Ephesians 5: "For these reasons, a man will
leave his father and mother, and unite with his wife, and the two
will become one."
John 17: (Jesus' prayer to His Father) : "I
pray that they may be one, Father, just as you and I are one.
Eucharistic Prayer of the Mass: "From age
to age you gather `A PEOPLE' to yourself."
Song: At That First Eucharist: "Thus may
we all one Bread, one Body be, Through this blest sacrament of unity."
BELONGING: God calls us to belong to one another
as members of One Body - we are the living Body of Christ. (St.
Paul often writes about our belonging to and being part of the Body
of Christ. This is one of the great mysteries of our Church, that
special belonging to and another as parts of His Body.)
So the question we must ask ourselves isn't, "Who am I?”,
but rather, “Who do I belong to and who belongs to me?",
and in Community, "Who do we belong to and who Belongs to us?".
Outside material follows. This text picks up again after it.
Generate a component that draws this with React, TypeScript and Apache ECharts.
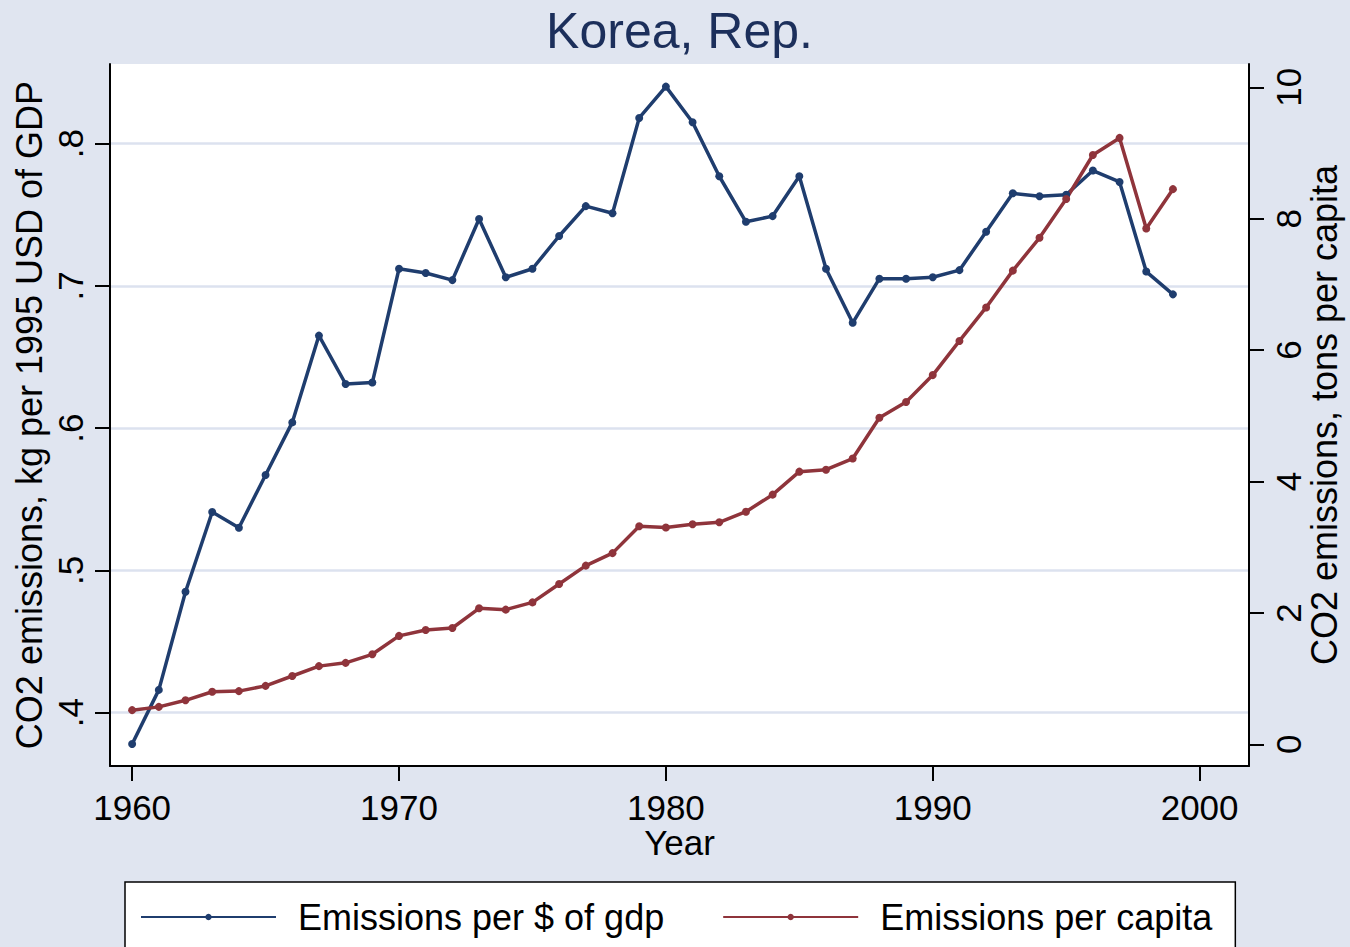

A COMMUNITY OF LOVE IS BUILT ON:
1. Involvement (relationship, intimacy, belonging)
2. Trust, openness (Listening), Mutual Goals
3. Sharing ourselves; our feelings, values, hopes and dreams.
4. Forming, challenging, and supporting one another.
5. Affirmation: calling one another forth and being life-giving.
6. Dialogue and living the Weekend Concepts (Matrimonial Spirituality)
7. Prayer (couple and community) and Church Family
8. Healing and Forgiveness.
9. Outward focus (Open and Apostolic couples)
10. Commitment and responsibility to one another and to our Church.
(Commitment to meet regularly)
That's the purpose of Marriage Encounter Post-Weekend, then, to
form a Christian Community and to strive to become "ONE"
in mind, heart, and affection . . . to be lovers!
Not just for the sake of those already encountered, but for the
sake of the whole world. So we need to ask ourselves, "How
is our post-encounter responding to the needs of the Church? How
are we responding to the needs of the Church? How are we reaching
out to those who have not yet made a Weekend and encouraging them
to do so? How are we bringing the gifts of our Weekend to all those
who cannot or will not make a Weekend?"
The world is looking to WWME to be a model of unity for the world.